WRITTEN REQUEST
Repeat the listing that follows, character for character, minus the pictures.
• • • • •
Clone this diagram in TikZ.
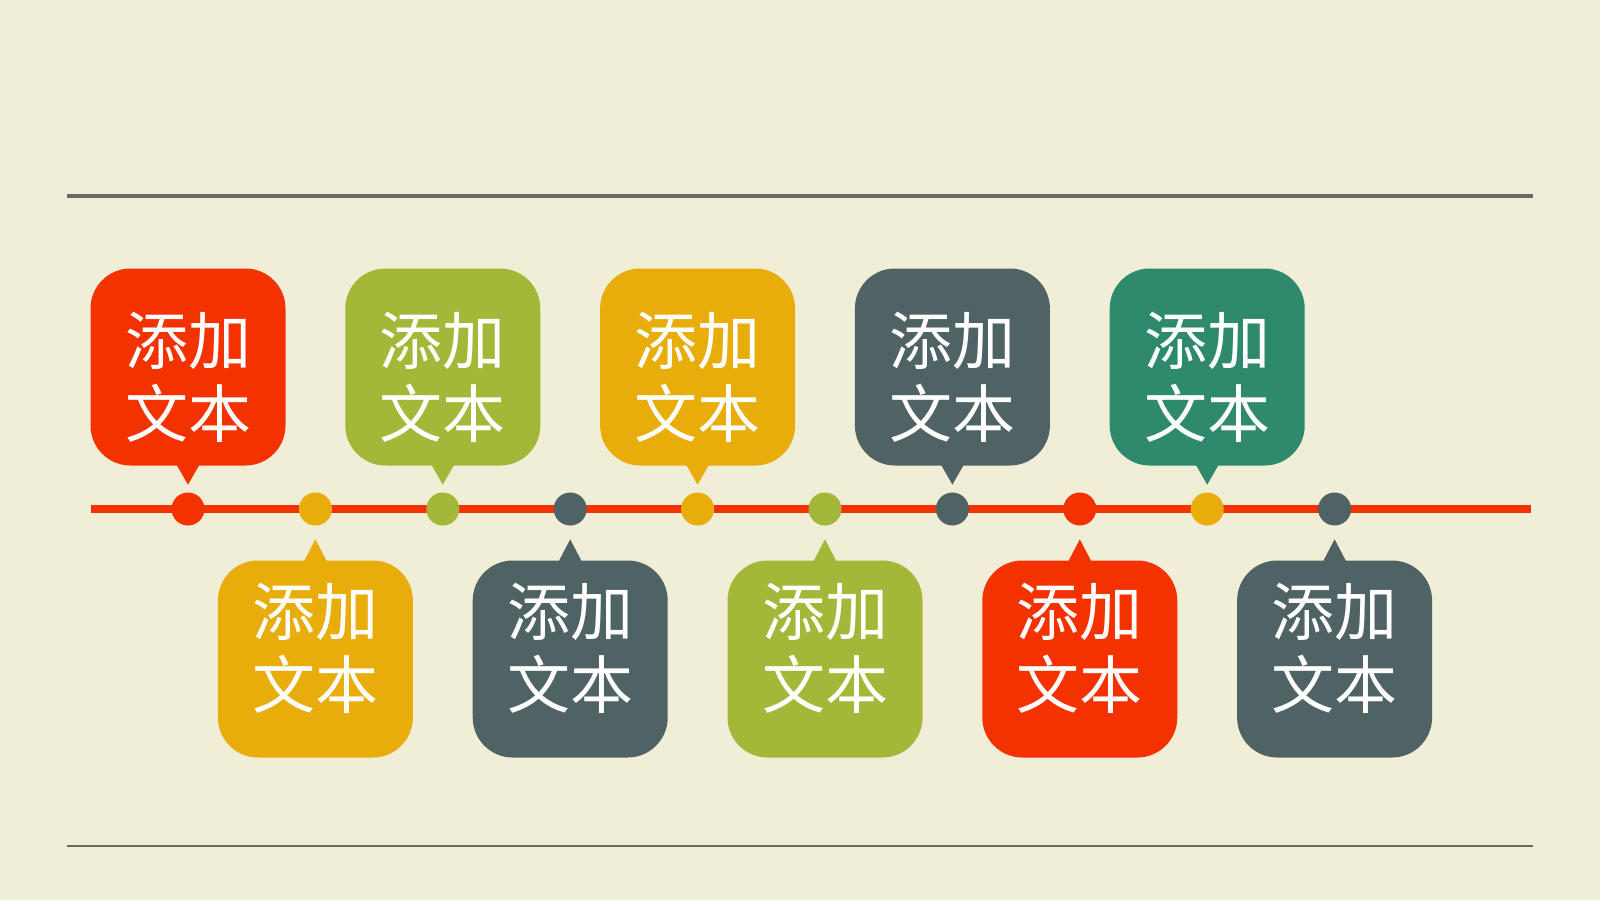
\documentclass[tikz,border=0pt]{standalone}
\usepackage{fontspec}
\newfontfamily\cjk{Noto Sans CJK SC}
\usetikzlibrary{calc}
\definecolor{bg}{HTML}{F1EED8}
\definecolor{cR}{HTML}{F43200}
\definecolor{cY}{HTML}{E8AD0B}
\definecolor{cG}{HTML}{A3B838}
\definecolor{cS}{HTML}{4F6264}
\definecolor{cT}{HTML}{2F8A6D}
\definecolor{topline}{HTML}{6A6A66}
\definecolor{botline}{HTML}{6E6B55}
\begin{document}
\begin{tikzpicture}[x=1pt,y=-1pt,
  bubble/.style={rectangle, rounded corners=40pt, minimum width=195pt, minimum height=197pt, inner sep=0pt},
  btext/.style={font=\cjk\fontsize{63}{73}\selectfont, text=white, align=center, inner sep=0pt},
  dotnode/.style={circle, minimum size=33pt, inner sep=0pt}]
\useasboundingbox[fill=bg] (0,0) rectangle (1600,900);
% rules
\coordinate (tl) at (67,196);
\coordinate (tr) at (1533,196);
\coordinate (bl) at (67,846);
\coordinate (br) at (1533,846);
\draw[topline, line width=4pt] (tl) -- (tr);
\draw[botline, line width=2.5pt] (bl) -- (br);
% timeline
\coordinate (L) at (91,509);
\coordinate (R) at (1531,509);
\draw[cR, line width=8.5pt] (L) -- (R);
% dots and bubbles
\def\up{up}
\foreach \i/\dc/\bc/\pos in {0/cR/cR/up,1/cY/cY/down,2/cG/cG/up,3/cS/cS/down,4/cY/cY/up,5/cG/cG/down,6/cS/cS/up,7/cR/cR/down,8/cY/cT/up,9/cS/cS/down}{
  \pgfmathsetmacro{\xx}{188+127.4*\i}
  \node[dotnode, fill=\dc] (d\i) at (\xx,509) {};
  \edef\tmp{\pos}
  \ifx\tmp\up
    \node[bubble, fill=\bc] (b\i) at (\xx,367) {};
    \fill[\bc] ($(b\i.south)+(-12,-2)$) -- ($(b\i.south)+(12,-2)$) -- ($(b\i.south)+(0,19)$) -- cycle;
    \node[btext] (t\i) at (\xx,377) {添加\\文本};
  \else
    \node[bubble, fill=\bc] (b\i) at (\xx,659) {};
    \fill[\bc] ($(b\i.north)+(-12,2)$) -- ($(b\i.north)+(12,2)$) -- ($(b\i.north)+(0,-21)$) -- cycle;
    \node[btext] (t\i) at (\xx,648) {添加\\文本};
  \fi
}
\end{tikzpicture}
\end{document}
• • • • •
ANSWER TO THIS EXERCISE
Clone this diagram in TikZ.
\documentclass[tikz,border=0pt]{standalone}
\usepackage{fontspec}
\newfontfamily\cjk{Noto Sans CJK SC}
\usetikzlibrary{calc}
\definecolor{bg}{HTML}{F1EED8}
\definecolor{cR}{HTML}{F43200}
\definecolor{cY}{HTML}{E8AD0B}
\definecolor{cG}{HTML}{A3B838}
\definecolor{cS}{HTML}{4F6264}
\definecolor{cT}{HTML}{2F8A6D}
\definecolor{topline}{HTML}{6A6A66}
\definecolor{botline}{HTML}{6E6B55}
\begin{document}
\begin{tikzpicture}[x=1pt,y=-1pt,
  bubble/.style={rectangle, rounded corners=40pt, minimum width=195pt, minimum height=197pt, inner sep=0pt},
  btext/.style={font=\cjk\fontsize{63}{73}\selectfont, text=white, align=center, inner sep=0pt},
  dotnode/.style={circle, minimum size=33pt, inner sep=0pt}]
\useasboundingbox[fill=bg] (0,0) rectangle (1600,900);
% rules
\coordinate (tl) at (67,196);
\coordinate (tr) at (1533,196);
\coordinate (bl) at (67,846);
\coordinate (br) at (1533,846);
\draw[topline, line width=4pt] (tl) -- (tr);
\draw[botline, line width=2.5pt] (bl) -- (br);
% timeline
\coordinate (L) at (91,509);
\coordinate (R) at (1531,509);
\draw[cR, line width=8.5pt] (L) -- (R);
% dots and bubbles
\def\up{up}
\foreach \i/\dc/\bc/\pos in {0/cR/cR/up,1/cY/cY/down,2/cG/cG/up,3/cS/cS/down,4/cY/cY/up,5/cG/cG/down,6/cS/cS/up,7/cR/cR/down,8/cY/cT/up,9/cS/cS/down}{
  \pgfmathsetmacro{\xx}{188+127.4*\i}
  \node[dotnode, fill=\dc] (d\i) at (\xx,509) {};
  \edef\tmp{\pos}
  \ifx\tmp\up
    \node[bubble, fill=\bc] (b\i) at (\xx,367) {};
    \fill[\bc] ($(b\i.south)+(-12,-2)$) -- ($(b\i.south)+(12,-2)$) -- ($(b\i.south)+(0,19)$) -- cycle;
    \node[btext] (t\i) at (\xx,377) {添加\\文本};
  \else
    \node[bubble, fill=\bc] (b\i) at (\xx,659) {};
    \fill[\bc] ($(b\i.north)+(-12,2)$) -- ($(b\i.north)+(12,2)$) -- ($(b\i.north)+(0,-21)$) -- cycle;
    \node[btext] (t\i) at (\xx,648) {添加\\文本};
  \fi
}
\end{tikzpicture}
\end{document}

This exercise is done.